Authors: Korbinian Pöppel, Maximilian Beck, Sepp Hochreiter
Abstract: While Transformers and other sequence-parallelizable neural network
architectures seem like the current state of the art in sequence modeling, they
specifically lack state-tracking capabilities. These are important for
time-series tasks and logical reasoning. Traditional RNNs like LSTMs and GRUs,
as well as modern variants like sLSTM do have these capabilities at the cost of
strictly sequential processing. While this is often seen as a strong
limitation, we show how fast these networks can get with our
hardware-optimization FlashRNN in Triton and CUDA, optimizing kernels to the
register level on modern GPUs. We extend traditional RNNs with a
parallelization variant that processes multiple RNNs of smaller hidden state in
parallel, similar to the head-wise processing in Transformers. To enable
flexibility on different GPU variants, we introduce a new optimization
framework for hardware-internal cache sizes, memory and compute handling.
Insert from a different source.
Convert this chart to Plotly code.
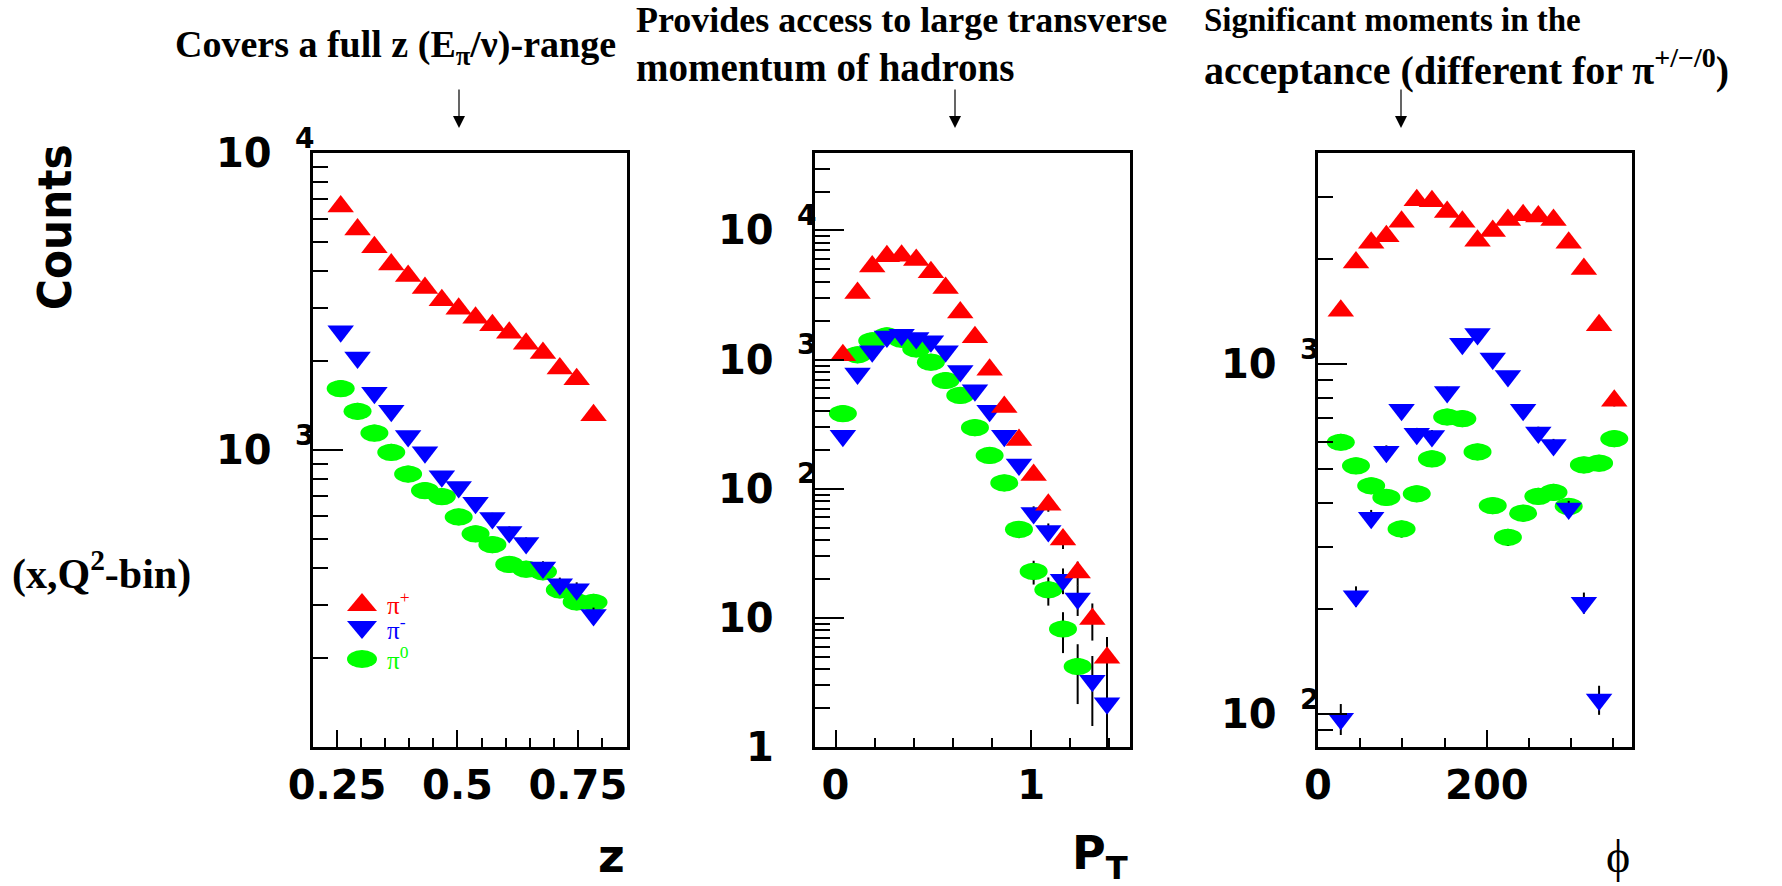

It
models the hardware in a setting using polyhedral-like constraints, including
the notion of divisibility. This speeds up the solution process in our
ConstrINT library for general integer constraint satisfaction problems (integer
CSPs). We show that our kernels can achieve 50x speed-ups over a vanilla
PyTorch implementation and allow 40x larger hidden sizes compared to our Triton
implementation. Our open-source kernels and the optimization library are
released here to boost research in the direction of state-tracking enabled RNNs
and sequence modeling: \url{https://github.com/NX-AI/flashrnn}
Source: http://arxiv.org/abs/2412.07752v1